El Adviento que estamos celebrando nos prepara al encuentro con la Palabra de Dios hecha carne que es Jesucristo, y nos dispone a escuchar las palabras que Él nos dirige a través de la Santa Madre Iglesia para nuestra orientación. Por ello debemos considerar este tiempo como una gracia especial que no tenemos derecho a dejar pasar sin el debido aprovechamiento.

No es justo que nos presentemos ante el Niño-Dios con las manos vacías. Al don inmenso de la redención y del Evangelio debemos corresponder con el gesto de una sincera decisión a seguir el camino que nos traza, aprovechando las ayudas que nos ofrece, y confiando en el futuro que nos promete. En esto consiste preparar el camino del Señor, a que nos convoca hoy el Santo Evangelio.

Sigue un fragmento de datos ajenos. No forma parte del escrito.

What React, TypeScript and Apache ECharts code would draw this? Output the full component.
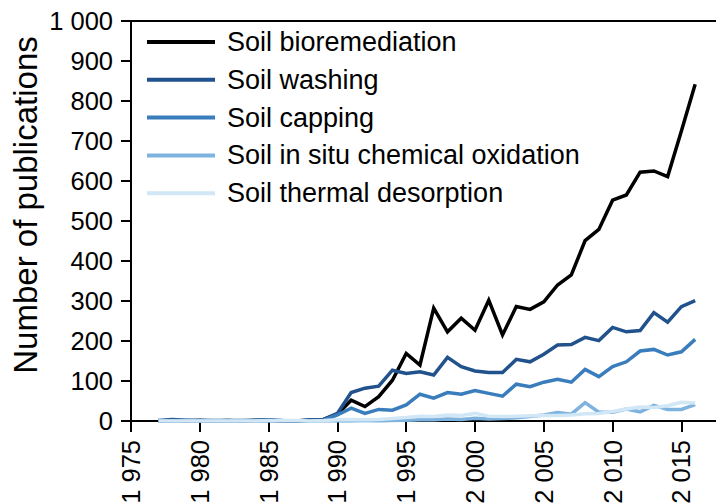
import React, { useEffect, useRef } from "react";
import * as echarts from "echarts";

const years: number[] = [
  1977, 1978, 1979, 1980, 1981, 1982, 1983, 1984, 1985, 1986,
  1987, 1988, 1989, 1990, 1991, 1992, 1993, 1994, 1995, 1996,
  1997, 1998, 1999, 2000, 2001, 2002, 2003, 2004, 2005, 2006,
  2007, 2008, 2009, 2010, 2011, 2012, 2013, 2014, 2015, 2016,
];

const bioremediation: number[] = [
  0, 1, 0, 1, 0, 1, 0, 1, 2, 0,
  0, 2, 4, 17, 52, 36, 61, 102, 169, 140,
  282, 223, 257, 227, 302, 215, 286, 279, 298, 340,
  365, 451, 479, 552, 565, 622, 625, 611, 725, 842,
];

const washing: number[] = [
  1, 4, 2, 2, 1, 1, 1, 2, 3, 1,
  0, 3, 4, 19, 71, 82, 87, 127, 119, 123,
  115, 159, 136, 125, 121, 121, 154, 148, 167, 190,
  191, 209, 201, 234, 223, 226, 271, 247, 286, 301,
];

const capping: number[] = [
  0, 1, 1, 0, 0, 0, 0, 1, 2, 0,
  0, 1, 2, 15, 32, 19, 29, 27, 40, 67,
  57, 71, 67, 76, 69, 62, 92, 86, 97, 104,
  97, 129, 111, 136, 148, 175, 179, 165, 173, 204,
];

const inSituOxidation: number[] = [
  0, 0, 0, 0, 0, 0, 0, 0, 0, 0,
  0, 0, 0, 0, 0, 1, 0, 1, 2, 3,
  3, 5, 4, 7, 5, 6, 8, 11, 15, 21,
  17, 46, 22, 22, 30, 23, 39, 29, 29, 41,
];

const thermalDesorption: number[] = [
  0, 0, 0, 0, 0, 0, 0, 0, 1, 1,
  1, 0, 1, 3, 4, 3, 4, 6, 9, 12,
  11, 15, 14, 19, 12, 11, 12, 13, 14, 14,
  15, 18, 19, 24, 30, 35, 34, 38, 47, 45,
];

const seriesNames: string[] = [
  "Soil bioremediation",
  "Soil washing",
  "Soil capping",
  "Soil in situ chemical oxidation",
  "Soil thermal desorption",
];
const seriesColors: string[] = ["#000000", "#22528c", "#3a7dbd", "#7db3de", "#d2e7f6"];
const seriesValues: number[][] = [bioremediation, washing, capping, inSituOxidation, thermalDesorption];

const FONT = "'Liberation Sans', Arial, Helvetica, sans-serif";

function spaced(v: number): string {
  return String(v).replace(/\B(?=(\d{3})+(?!\d))/g, " ");
}

export default function App() {
  const ref = useRef<HTMLDivElement>(null);

  useEffect(() => {
    if (!ref.current) return;
    const chart = echarts.init(ref.current, undefined, { renderer: "svg" });
    const option: any = {
      animation: false,
      backgroundColor: "#ffffff",
      textStyle: { fontFamily: FONT },
      grid: {
        left: 131,
        top: 21,
        height: 400,
        width: 13.76 * 43,
        outerBoundsMode: "none",
        containLabel: false,
        show: true,
        borderColor: "#000000",
        borderWidth: 2,
        backgroundColor: "transparent",
      },
      legend: {
        left: 142,
        top: 22,
        orient: "vertical",
        icon: "rect",
        itemWidth: 68,
        itemHeight: 4,
        itemGap: 7.8,
        data: seriesNames,
        textStyle: {
          fontFamily: FONT,
          fontSize: 27,
          color: "#000000",
          lineHeight: 30,
          padding: [0, 0, 0, 7],
        },
      },
      xAxis: {
        type: "value",
        min: 1975,
        max: 2018,
        interval: 5,
        axisLine: { show: true, onZero: false, lineStyle: { color: "#000000", width: 2 } },
        axisTick: { show: true, length: 11, lineStyle: { color: "#000000", width: 2 } },
        axisLabel: {
          rotate: 90,
          margin: 19,
          fontSize: 25.5,
          color: "#000000",
          fontFamily: FONT,
          showMaxLabel: false,
          formatter: (v: number) => (v % 5 === 0 ? spaced(v) : ""),
        },
        splitLine: { show: false },
      },
      yAxis: {
        type: "value",
        min: 0,
        max: 1000,
        interval: 100,
        axisLine: { show: true, lineStyle: { color: "#000000", width: 2 } },
        axisTick: { show: true, length: 10, lineStyle: { color: "#000000", width: 2 } },
        axisLabel: {
          margin: 18,
          fontSize: 25.5,
          color: "#000000",
          fontFamily: FONT,
          formatter: (v: number) => spaced(v),
        },
        splitLine: { show: false },
      },
      graphic: [
        {
          type: "text",
          x: 25,
          y: 205,
          rotation: Math.PI / 2,
          style: {
            text: "Number of publications",
            fontFamily: FONT,
            fontSize: 33,
            fill: "#000000",
            align: "center",
            verticalAlign: "middle",
          },
        },
      ],
      series: seriesNames.map((name, i) => ({
        name,
        type: "line",
        data: years.map((y, j) => [y, seriesValues[i][j]]),
        showSymbol: false,
        symbol: "none",
        color: seriesColors[i],
        lineStyle: { color: seriesColors[i], width: 3.5, join: "miter" },
        z: 2 + i,
      })),
    };
    chart.setOption(option);
    return () => chart.dispose();
  }, []);

  return (
    <div
      ref={ref}
      style={{ position: "absolute", left: 0, top: 0, width: 716, height: 504, overflow: "hidden" }}
    />
  );
}
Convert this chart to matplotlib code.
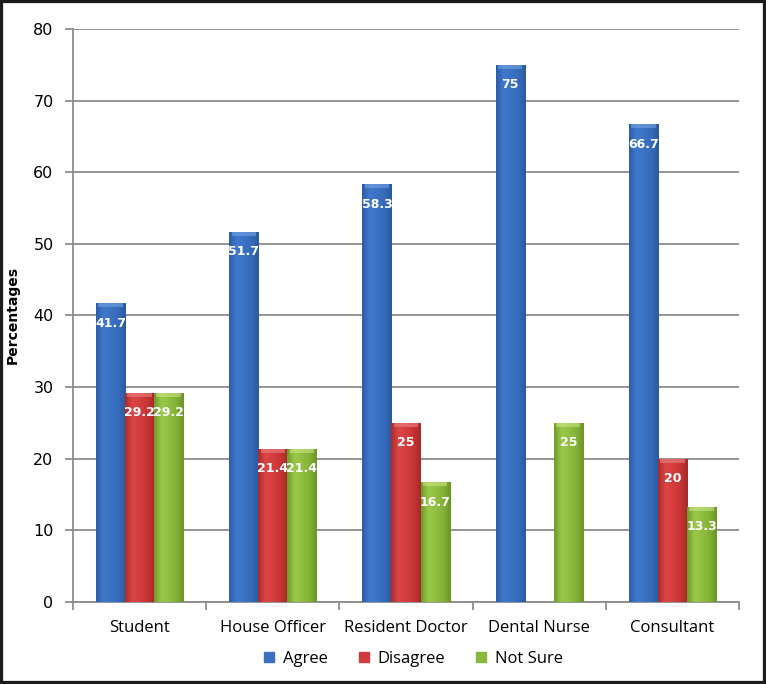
import matplotlib
matplotlib.use("Agg")
import matplotlib.pyplot as plt
import numpy as np
from matplotlib.colors import LinearSegmentedColormap
from matplotlib.patches import Rectangle
from matplotlib.lines import Line2D

categories = ["Student", "House Officer", "Resident Doctor", "Dental Nurse", "Consultant"]
series_names = ["Agree", "Disagree", "Not Sure"]
agree = [41.7, 51.7, 58.3, 75, 66.7]
disagree = [29.2, 21.4, 25, 0, 20]
not_sure = [29.2, 21.4, 16.7, 25, 13.3]
yticks = [0, 10, 20, 30, 40, 50, 60, 70, 80]

series = [agree, disagree, not_sure]
base_colors = ["#3a70c2", "#d03b3b", "#8ab83c"]
grads = [
    ["#2d5ca6", "#4079cc", "#3b72c4", "#366bba", "#2b599f"],
    ["#ad2a2a", "#dc4646", "#d43d3d", "#c83535", "#a82828"],
    ["#6e9a2a", "#9bc84a", "#8fbe40", "#84b238", "#6a9526"],
]
caps = ["#7aa8e6", "#ef8a8a", "#d0e88a"]

fig = plt.figure(figsize=(7.66, 6.84), dpi=100)
ax = fig.add_axes([0.0953, 0.1199, 0.8695, 0.8377])

x = np.arange(len(categories))
w = 0.218
grid_c = "#8c8c8c"
for i, (vals, col, g) in enumerate(zip(series, base_colors, grads)):
    bars = ax.bar(x + (i - 1) * w, vals, width=w, color=col, zorder=3, linewidth=0)
    cmap = LinearSegmentedColormap.from_list("g%d" % i, g)
    grad = np.linspace(0, 1, 64).reshape(1, -1)
    for b, v in zip(bars, vals):
        if v <= 0:
            continue
        x0, y0 = b.get_x(), b.get_y()
        im = ax.imshow(grad, cmap=cmap, aspect="auto", zorder=4,
                       extent=[x0, x0 + b.get_width(), y0, y0 + b.get_height()],
                       interpolation="bicubic")
        im.set_clip_path(b)
        cap = Rectangle((x0 + b.get_width() * 0.08, v - 0.55), b.get_width() * 0.84, 0.55,
                        facecolor=caps[i], edgecolor="none", alpha=0.55, zorder=5)
        ax.add_patch(cap)
        ax.text(b.get_x() + b.get_width() / 2, v - 2.8, f"{v:g}", ha="center", va="center",
                color="white", fontsize=9, fontweight="bold", zorder=6,
                family=["DejaVu Sans"])

ax.set_xlim(-0.5, len(categories) - 0.5)
ax.set_ylim(0, 80)
ax.set_yticks(yticks)
ax.set_yticklabels([str(t) for t in yticks], fontsize=11.5, family=["DejaVu Sans"])
ax.yaxis.grid(True, color=grid_c, linewidth=1.3, zorder=0)
ax.set_axisbelow(True)
ax.set_xticks(x)
ax.set_xticklabels(categories, fontsize=12, family=["Open Sans"])
ax.set_xticks(np.arange(-0.5, len(categories)), minor=True)
ax.tick_params(axis="x", which="major", length=0, pad=13)
ax.tick_params(axis="x", which="minor", length=6, color=grid_c, width=1.3, direction="out")
ax.tick_params(axis="y", length=6, color=grid_c, width=1.3, direction="out", pad=8)
for s in ["top", "right"]:
    ax.spines[s].set_visible(False)
for s in ["left", "bottom"]:
    ax.spines[s].set_color(grid_c)
    ax.spines[s].set_linewidth(1.3)

ax.set_ylabel("Percentages", fontsize=10, fontweight="bold", family=["DejaVu Sans"])
ax.yaxis.set_label_coords(-0.08, 0.5)

handles = [Line2D([0], [0], marker="s", color="none", markerfacecolor=c, markeredgecolor=c,
                  markersize=7) for c in base_colors]
leg = fig.legend(handles, series_names, loc="center", bbox_to_anchor=(0.535, 0.037), ncol=3,
                 frameon=False, handletextpad=0.1, columnspacing=1.4, handlelength=1.5,
                 prop={"family": "Open Sans", "size": 12})

fig.patches.append(Rectangle((0, 0), 1, 1, transform=fig.transFigure, fill=False,
                             edgecolor="#1c1c1c", linewidth=4.5, zorder=10))

fig.savefig("out.png", dpi=100)
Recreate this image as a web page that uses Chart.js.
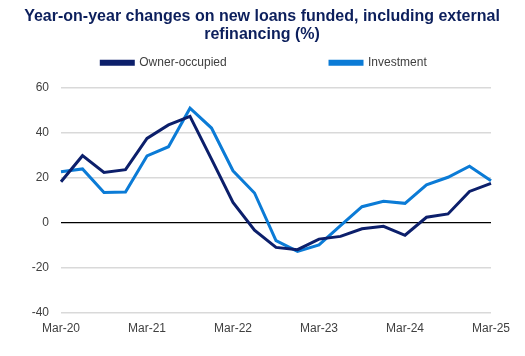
<!DOCTYPE html>
<html>
<head>
<meta charset="utf-8">
<script src="https://cdn.jsdelivr.net/npm/chart.js@4"></script>
<style>
html,body{margin:0;padding:0;background:#fff;}
#wrap{width:525px;height:356px;}
</style>
</head>
<body>
<div id="wrap"><canvas id="c" width="525" height="356"></canvas></div>
<script>
const categories = ["Mar-20","Jun-20","Sep-20","Dec-20","Mar-21","Jun-21","Sep-21","Dec-21","Mar-22","Jun-22","Sep-22","Dec-22","Mar-23","Jun-23","Sep-23","Dec-23","Mar-24","Jun-24","Sep-24","Dec-24","Mar-25"];
const ownerOccupied = [18.2, 29.8, 22.3, 23.6, 37.5, 43.5, 47.3, 28.3, 9.0, -3.3, -11.0, -12.0, -7.3, -6.1, -2.7, -1.6, -5.6, 2.4, 3.9, 13.9, 17.5];
const investment = [22.7, 23.9, 13.4, 13.6, 29.7, 33.8, 50.9, 42.1, 23.1, 13.2, -8.0, -12.8, -9.9, -1.3, 7.1, 9.5, 8.6, 16.8, 20.2, 25.1, 18.7];
const shownTickLabels = ["Mar-20","Mar-21","Mar-22","Mar-23","Mar-24","Mar-25"];
const yTicks = [-40, -20, 0, 20, 40, 60];

const FONT = "'Liberation Sans', Arial, sans-serif";
const navy = "#0c1f6b";
const blue = "#0b7bd6";

const headerPlacement = {
  id: 'headerPlacement',
  beforeInit(chart) {
    const lg = chart.legend;
    if (!lg) return;
    const orig = lg.fit;
    lg.fit = function() { orig.call(this); this.height += 9; };
  },
  afterLayout(chart) {
    if (chart.legend) { chart.legend.left = 37; chart.legend.right = 491; }
    if (chart.titleBlock) { chart.titleBlock.left = 20; chart.titleBlock.right = 504; chart.titleBlock.width = 484; }
  }
};

new Chart(document.getElementById('c'), {
  type: 'line',
  data: {
    labels: categories,
    datasets: [
      {label: 'Owner-occupied', data: ownerOccupied, borderColor: navy, backgroundColor: navy, borderWidth: 3, pointRadius: 0, tension: 0},
      {label: 'Investment', data: investment, borderColor: blue, backgroundColor: blue, borderWidth: 3, pointRadius: 0, tension: 0}
    ]
  },
  plugins: [headerPlacement],
  options: {
    responsive: false,
    animation: false,
    layout: {padding: {left: 4, right: 34, top: 4, bottom: 11}},
    plugins: {
      title: {
        display: true,
        text: ['Year-on-year changes on new loans funded, including external', 'refinancing (%)'],
        color: '#0c1f5c',
        font: {family: FONT, size: 16, weight: 'bold', lineHeight: 1.15},
        padding: {top: 3, bottom: 3}
      },
      legend: {
        display: true,
        labels: {
          font: {family: FONT, size: 12},
          color: '#404040',
          boxWidth: 32,
          boxHeight: 3,
          padding: 10,
          generateLabels: function(chart) {
            const items = Chart.defaults.plugins.legend.labels.generateLabels(chart);
            items.forEach((it, i) => { if (i === 0) it.text = it.text + ' '.repeat(28); });
            return items;
          }
        }
      },
      tooltip: {enabled: false}
    },
    scales: {
      x: {
        grid: {display: false, drawTicks: false},
        border: {display: false},
        ticks: {
          autoSkip: false,
          maxRotation: 0,
          padding: 9,
          color: '#404040',
          font: {family: FONT, size: 12},
          callback: function(v, i) { const l = categories[i]; return shownTickLabels.includes(l) ? l : ''; }
        }
      },
      y: {
        min: -40, max: 60,
        afterBuildTicks: function(axis) { axis.ticks = yTicks.map(v => ({value: v})); },
        afterFit: function(axis) { axis.width = 57; },
        grid: {
          drawTicks: false,
          color: ctx => ctx.tick && ctx.tick.value === 0 ? '#000000' : '#d9d9d9',
          lineWidth: ctx => ctx.tick && ctx.tick.value === 0 ? 1.2 : 1.5
        },
        border: {display: false},
        ticks: {
          padding: 12,
          color: '#404040',
          font: {family: FONT, size: 12}
        }
      }
    }
  }
});
</script>
</body>
</html>
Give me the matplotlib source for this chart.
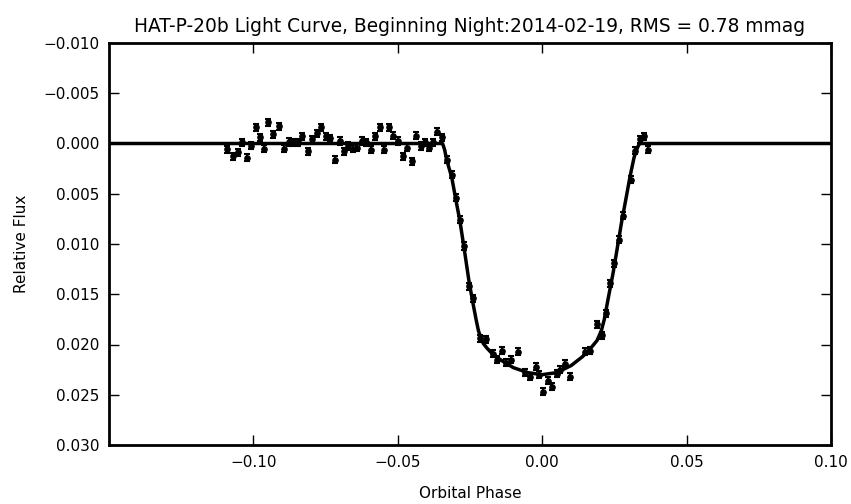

No termina aquí nuestro deber. El Evangelio nos ha presentado a Juan Bautista como el mensajero que va delante del Señor preparando su camino, como voz que clama en el desierto. Esto es: Juan Bautista comprometió su vida en el anuncio de la venida del Mesías, y enseñando lo que había que hacer para recibirle dignamente y que su llegada produjera en nosotros el efecto salvífico que Cristo pretendía.

La enseñanza del Evangelio no debe pasarnos desapercibida. La palabra de Dios nos está dando a entender muy claramente que nosotros, en atención a quienes no conocen al Señor, y como un deber de justicia para con el prójimo, debemos ser como la voz que clama en el desierto de esta sociedad y en el desierto de algunos corazones para anunciarles que Dios viene, que el Señor les ama y les busca, y que deben prepararse para no perderse el inmenso don que trae para todos: la salvación, el sentido de la vida, la fuerza para alcanzar la virtud, la resistencia para afrontar toda adversidad, la promesa que alienta la más firme esperanza.

En este segundo Domingo del tiempo de Adviento, hagamos el esfuerzo de reflexionar sobre lo que nos enseña y nos pide la palabra de Dios.

Acerquémonos a la Sagrada Eucaristía, en la que Jesucristo viene a nuestro encuentro como en una constante Navidad, como una reiterada oportunidad de acogerle y recibir el beneficio de su amor; como una muestra clarísima del amor que nos tiene, y de la misericordia con que nos trata.